Мы видим, что художественно легенда очень точна - Леонов не выходит за пределы тех представлений, которые характерны для мышления Евграфа Подпрятова.
Однако философская устремленность размышлений писателя разрывает замкнутую систему крестьянского сознания, вводя в нее несвойственную ей интеллектуальную нагрузку. Легенда, по сути дела, представляет собой философскую метафору, скрывающую авторское сочувствие настороженному крестьянскому отношению к городской рациональности и определенности. Евграф Подпрятов как рассказчик несоразмерен усложненной образности легенды - не столько ее сюжету, сколько ее насыщенной символике (и потому легенда о Калафате и написана и воспринимается как особая, вставная новелла).
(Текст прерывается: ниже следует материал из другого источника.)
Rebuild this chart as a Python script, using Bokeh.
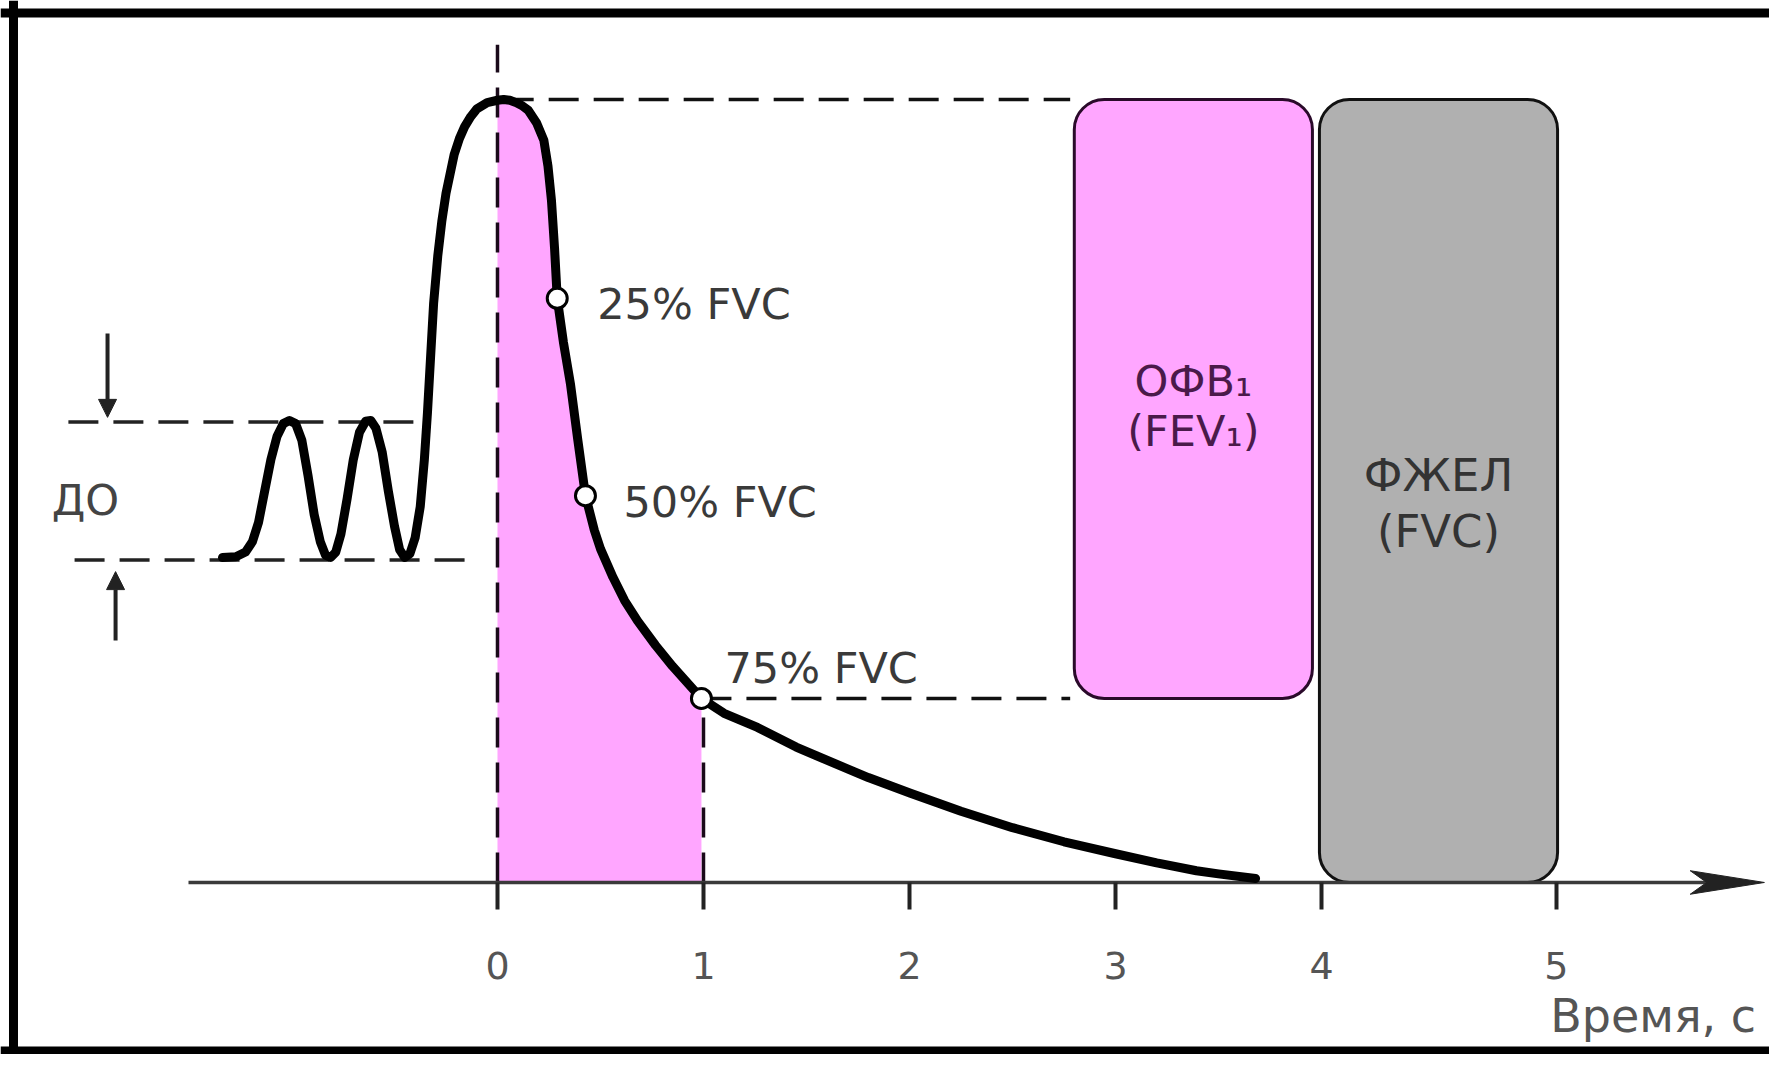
from bokeh.plotting import figure
from bokeh.models import (Range1d, LinearAxis, FixedTicker, NumeralTickFormatter,
                          Span, Arrow, NormalHead, ColumnDataSource)
from bokeh.core.properties import value
from bokeh.embed import file_html
from bokeh.resources import INLINE

# ---------------- data (time in s, volume in % of FVC) ----------------
CURVE_T = [-1.335, -1.27, -1.223, -1.19, -1.16, -1.13, -1.10, -1.07, -1.04, -1.01, -0.98,
           -0.95, -0.92, -0.89, -0.86, -0.835, -0.81, -0.785, -0.76, -0.73, -0.70, -0.67,
           -0.64, -0.615, -0.59, -0.56, -0.53, -0.50, -0.475, -0.45, -0.425, -0.40, -0.375,
           -0.355, -0.34, -0.325, -0.31, -0.29, -0.27, -0.25, -0.21, -0.185, -0.16, -0.13,
           -0.10, -0.05, 0.0, 0.03, 0.06, 0.09, 0.12, 0.15, 0.19, 0.225, 0.245, 0.262, 0.277,
           0.29, 0.32, 0.354, 0.39, 0.427, 0.47, 0.50, 0.56, 0.617, 0.68, 0.767, 0.85, 0.99,
           1.10, 1.262, 1.45, 1.636, 1.80, 2.005, 2.25, 2.50, 2.75, 2.995, 3.20, 3.393, 3.50,
           3.68]
CURVE_V = [41.5, 41.6, 42.2, 43.5, 46.0, 50.0, 54.0, 57.0, 58.6, 59.0, 58.6,
           56.5, 52.0, 47.0, 43.5, 41.8, 41.5, 42.2, 44.5, 49.0, 54.0, 57.5,
           58.9, 59.0, 58.0, 55.0, 50.0, 45.5, 42.5, 41.5, 42.0, 44.0, 48.0,
           54.0, 60.0, 67.0, 74.0, 80.0, 84.5, 88.0, 93.0, 95.0, 96.5, 97.8,
           98.8, 99.6, 99.9, 100.0, 99.9, 99.6, 99.2, 98.6, 97.0, 94.8, 91.5, 87.1, 81.0,
           74.6, 69.0, 63.7, 56.5, 49.4, 45.0, 42.6, 39.0, 36.0, 33.4, 30.3, 27.6, 23.5,
           21.6, 19.8, 17.3, 15.2, 13.4, 11.4, 9.1, 7.0, 5.2, 3.7, 2.5, 1.5, 1.1,
           0.5]

MARK_T = [0.29, 0.427, 0.99]
MARK_V = [74.6, 49.4, 23.5]
MARK_LABELS = ["25%  FVC", "50%  FVC", "75%  FVC"]

TIDAL_TOP = 58.8
TIDAL_BOTTOM = 41.2
PEAK_T = 0.03
PEAK_V = 100.0

FEV1_T = [2.80, 3.956]
FEV1_V = [23.5, 100.0]
FVC_T = [3.99, 5.146]
FVC_V = [0.0, 100.0]

TICK_POS = [0, 1, 2, 3, 4, 5.14]

# ---------------- figure ----------------
X0, X1 = -2.4126, 6.1748
Y0, Y1 = -21.97, 112.64
p = figure(width=1769, height=1054, x_range=Range1d(X0, X1), y_range=Range1d(Y0, Y1),
           x_axis_type=None, y_axis_type=None, toolbar_location=None,
           output_backend="svg", min_border=0)
p.outline_line_color = None
p.background_fill_color = "white"
p.border_fill_color = "white"

FONT = value("DejaVu Sans")
PINK = "#FFA6FF"
GREY = "#B0B0B0"
DASH = "30 15"

# shaded FEV1 area under the curve (0..1 s)
fill_t = [t for t in CURVE_T if 0 <= t <= 0.99]
fill_v = [v for t, v in zip(CURVE_T, CURVE_V) if 0 <= t <= 0.99]
p.varea(x=fill_t, y1=[0] * len(fill_t), y2=fill_v, fill_color=PINK)

# volume bars
p.quad(left=[FVC_T[0]], right=[FVC_T[1]], bottom=[FVC_V[0]], top=[FVC_V[1]],
       fill_color=GREY, line_color="#111111", line_width=3, border_radius=30)
p.quad(left=[FEV1_T[0]], right=[FEV1_T[1]], bottom=[FEV1_V[0]], top=[FEV1_V[1]],
       fill_color=PINK, line_color="#2a0a2a", line_width=3, border_radius=30)

# dashed guide lines
p.segment(x0=[0, 1], y0=[0, 0], x1=[0, 1], y1=[107, MARK_V[2]],
          line_color="#1a0a1a", line_width=3.5, line_dash=DASH)
p.segment(x0=[PEAK_T, MARK_T[2]], y0=[PEAK_V, MARK_V[2]],
          x1=[FEV1_T[0] - 0.02, FEV1_T[0] - 0.02], y1=[PEAK_V, MARK_V[2]],
          line_color="#111111", line_width=3.5, line_dash=DASH)
p.segment(x0=[-2.083, -2.053], y0=[TIDAL_TOP, TIDAL_BOTTOM],
          x1=[-0.359, -0.121], y1=[TIDAL_TOP, TIDAL_BOTTOM],
          line_color="#222222", line_width=3.5, line_dash=DASH)

# tidal volume arrows
p.add_layout(Arrow(x_start=-1.893, y_start=70.1, x_end=-1.893, y_end=TIDAL_TOP + 0.6,
                   line_width=4, line_color="#222222",
                   end=NormalHead(size=18, fill_color="#222222", line_color="#222222")))
p.add_layout(Arrow(x_start=-1.854, y_start=30.9, x_end=-1.854, y_end=TIDAL_BOTTOM - 1.5,
                   line_width=4, line_color="#222222",
                   end=NormalHead(size=18, fill_color="#222222", line_color="#222222")))

# time axis line with arrow
AXIS_START, AXIS_END = -1.5, 6.15
p.segment(x0=[AXIS_START], y0=[0], x1=[AXIS_END - 0.2], y1=[0],
          line_color="#3a3a3a", line_width=3.5)
p.patch(x=[AXIS_END - 0.36, AXIS_END, AXIS_END - 0.36, AXIS_END - 0.28],
        y=[1.5, 0, -1.5, 0], fill_color="#222222", line_color="#222222", line_width=1)

axis = LinearAxis(fixed_location=0, ticker=FixedTicker(ticks=TICK_POS),
                  formatter=NumeralTickFormatter(format="0"))
axis.axis_line_color = None
axis.major_tick_line_color = "#222222"
axis.major_tick_line_width = 4
axis.major_tick_out = 27
axis.major_tick_in = 0
axis.minor_tick_line_color = None
axis.major_label_text_font = "DejaVu Sans"
axis.major_label_text_font_size = "38px"
axis.major_label_text_color = "#555555"
axis.major_label_standoff = 43
p.add_layout(axis, "below")

# spirogram curve
p.line(x=CURVE_T, y=CURVE_V, line_color="black", line_width=9, line_join="round", line_cap="round")

# marker points with labels
src = ColumnDataSource(dict(t=MARK_T, v=MARK_V, label=MARK_LABELS,
                            dx=[40, 38, 23], dy=[6, 6, -30]))
p.scatter(x="t", y="v", source=src, size=20, fill_color="white", line_color="black", line_width=3)
p.text(x="t", y="v", text="label", source=src, x_offset="dx", y_offset="dy",
       text_font=FONT, text_font_size="43px", text_color="#3a3a3a",
       text_baseline="middle", text_align="left")

# text labels
p.text(x=[-2.0], y=[48.8], text=["ДО"], text_font=FONT, text_font_size="43px",
       text_color="#444444", text_align="center", text_baseline="middle")
p.text(x=[sum(FEV1_T) / 2] * 2, y=[64.1, 57.7], text=["ОФВ₁", "(FEV₁)"], text_font=FONT,
       text_font_size="43px", text_color="#4a1a4a", text_align="center", text_baseline="middle")
p.text(x=[sum(FVC_T) / 2] * 2, y=[52.0, 44.8], text=["ФЖЕЛ", "(FVC)"], text_font=FONT,
       text_font_size="45px", text_color="#333333", text_align="center", text_baseline="middle")
p.text(x=[5.11], y=[-17.1], text=["Время, с"], text_font=FONT, text_font_size="46px",
       text_color="#555555", text_align="left", text_baseline="middle")

# picture frame (left, top, bottom)
p.add_layout(Span(location=-2.3495, dimension="height", line_color="black", line_width=9))
p.add_layout(Span(location=111.05, dimension="width", line_color="black", line_width=9))
p.add_layout(Span(location=Y0, dimension="width", line_color="black", line_width=16))

open("out.html", "w").write(file_html(p, INLINE))
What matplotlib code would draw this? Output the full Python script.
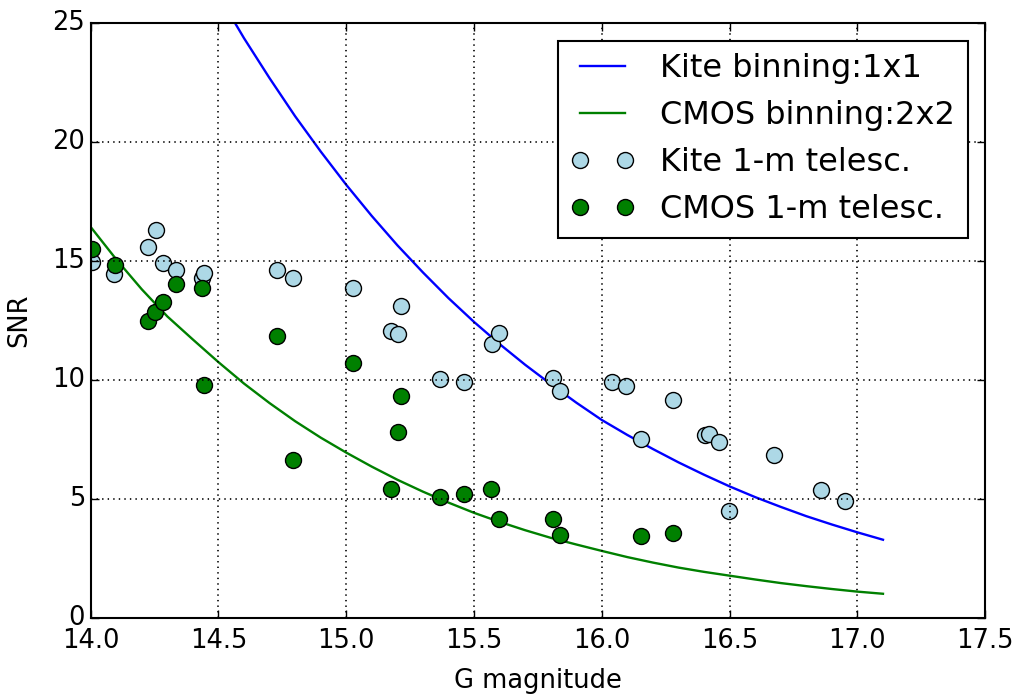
import matplotlib
matplotlib.use('Agg')
import matplotlib.pyplot as plt
import numpy as np

plt.style.use('classic')

# model SNR curves sampled every 0.1 mag
mag_grid = [14.0, 14.1, 14.2, 14.3, 14.4, 14.5, 14.6, 14.7, 14.8, 14.9,
            15.0, 15.1, 15.2, 15.3, 15.4, 15.5, 15.6, 15.7, 15.8, 15.9,
            16.0, 16.1, 16.2, 16.3, 16.4, 16.5, 16.6, 16.7, 16.8, 16.9,
            17.0, 17.1]
snr_kite_1x1 = [34.5, 32.1, 29.8, 27.8, 26.9, 26.17, 24.36, 22.68, 21.08, 19.60,
                18.20, 16.89, 15.66, 14.52, 13.44, 12.44, 11.51, 10.64, 9.83, 9.05,
                8.32, 7.69, 7.10, 6.54, 6.02, 5.53, 5.08, 4.67, 4.28, 3.93,
                3.60, 3.29]
snr_cmos_2x2 = [16.43, 15.07, 13.81, 12.67, 11.70, 10.75, 9.85, 9.03, 8.27, 7.58,
                6.95, 6.36, 5.81, 5.31, 4.85, 4.42, 4.04, 3.69, 3.37, 3.09,
                2.82, 2.56, 2.33, 2.12, 1.94, 1.78, 1.62, 1.47, 1.34, 1.22,
                1.11, 1.02]

# measured stars, 1-m telescope
kite_mag = [14.005, 14.093, 14.225, 14.256, 14.284, 14.332, 14.434, 14.443,
            14.728, 14.792, 15.026, 15.175, 15.204, 15.213, 15.368, 15.461,
            15.569, 15.599, 15.810, 15.838, 16.040, 16.096, 16.152, 16.280,
            16.404, 16.421, 16.459, 16.497, 16.674, 16.856, 16.953]
kite_snr = [14.95, 14.46, 15.60, 16.30, 14.92, 14.63, 14.29, 14.51,
            14.63, 14.29, 13.88, 12.05, 11.93, 13.13, 10.04, 9.90,
            11.51, 11.98, 10.08, 9.55, 9.91, 9.73, 7.51, 9.17,
            7.68, 7.75, 7.40, 4.50, 6.87, 5.37, 4.91]

cmos_mag = [14.005, 14.097, 14.223, 14.253, 14.284, 14.332, 14.434, 14.443,
            14.728, 14.793, 15.026, 15.176, 15.204, 15.215, 15.368, 15.461,
            15.568, 15.599, 15.810, 15.838, 16.152, 16.280]
cmos_snr = [15.51, 14.84, 12.50, 12.85, 13.27, 14.05, 13.87, 9.77,
            11.84, 6.63, 10.72, 5.42, 7.80, 9.31, 5.10, 5.20,
            5.41, 4.18, 4.18, 3.49, 3.45, 3.58]

fig = plt.figure(figsize=(10.2, 6.96), dpi=100, facecolor='white')
ax = fig.add_axes([0.0889, 0.112, 0.877, 0.855])

ax.plot(mag_grid, snr_kite_1x1, color='blue', lw=1.7, label='Kite binning:1x1')
ax.plot(mag_grid, snr_cmos_2x2, color='green', lw=1.7, label='CMOS binning:2x2')
ax.plot(kite_mag, kite_snr, 'o', ls='none', color='lightblue', mec='black',
        mew=1.0, ms=11.5, label='Kite 1-m telesc.')
ax.plot(cmos_mag, cmos_snr, 'o', ls='none', color='green', mec='black',
        mew=1.0, ms=11.5, label='CMOS 1-m telesc.')

ax.set_xlim(14.0, 17.5)
ax.set_ylim(0, 25)
ax.set_xticks(np.arange(14.0, 17.51, 0.5))
ax.set_yticks(np.arange(0, 26, 5))
ax.set_xticklabels(['%.1f' % t for t in np.arange(14.0, 17.51, 0.5)])
ax.tick_params(labelsize=18.5, length=6, width=1)
ax.tick_params(axis='x', pad=7)
ax.grid(True, color='black', linestyle=':', lw=1.2)
for sp in ax.spines.values():
    sp.set_linewidth(1.5)

ax.set_xlabel('G magnitude', fontsize=18.5, labelpad=10)
ax.set_ylabel('SNR', fontsize=18.5, labelpad=14)

leg = ax.legend(loc='upper right', numpoints=2, fontsize=23, fancybox=False,
                handlelength=2.0, borderaxespad=0.55)
leg.get_frame().set_linewidth(1.5)
leg.get_frame().set_edgecolor('black')

fig.savefig('out.png', dpi=100, facecolor='white')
Уже в этой противоречивости образной структуры можно увидеть рождение нового качества повествования: отход от непосредственной изобразительности сказа, включение сказовой интонации в новую, ориентированную на авторскую призму материю повествования. Одна из последних глав - "Встреча в можжевеле" рассказывает о встрече двух братьев - Семена и Павла. Автор осторожен и точен - слово почти все время предоставлено героям, диалог которых должен воспроизвести это решающее для судеб героев событие. Обрывистая и трудная речь Семена, которым овладело "смутительное чувство неловкости", который говорит отрывисто и "раздражительно" и которому не совсем [185] понятны рассуждения брата, противопоставлена другой речевой манере, отшлифованной городом и долгими, вероятно, размышлениями на темы, далекие Семену, - о понятном и непонятном в человеке, о "процессе природы", который строят новые люди. Однако, как бы не доверяя убедительности диалога, как бы устав от собственной независимости, автор незаметно подменяет рассказчика и внезапно начинает говорить своим собственным голосом. "Обступивший их можжевел, - пишет он, воплощал в себе, казалось, суть их молчанья. Можжевел - дерево скрытное, колкое, не допускающее в себя, самое мудрое из наших дерев; голубые и розовые кольца свои кладет скупо, неторопливо, и в каждом кольце запах покоя, молчания, знания. Травы в этом темном можжевеловом месте почти не было. Не нарушаемый человеком, он рос высоко и густо, прозрачно-синих оттенков. На дне глубоких рек такая же безмолвная синева". Дальнейшее описание свидания двух братьев убеждает нас в том, что перед нами - не только новый слой авторской речи, но и новая, усложненная, исходящая от автора система мышления: волнуясь, Семен "копал ямку обломком палки, но прежнего недоверия к Павлу как будто уже не оставалось в нем. Когда кончил, ямка в лесном прахе и свидетельствовала о Семеновом волнении.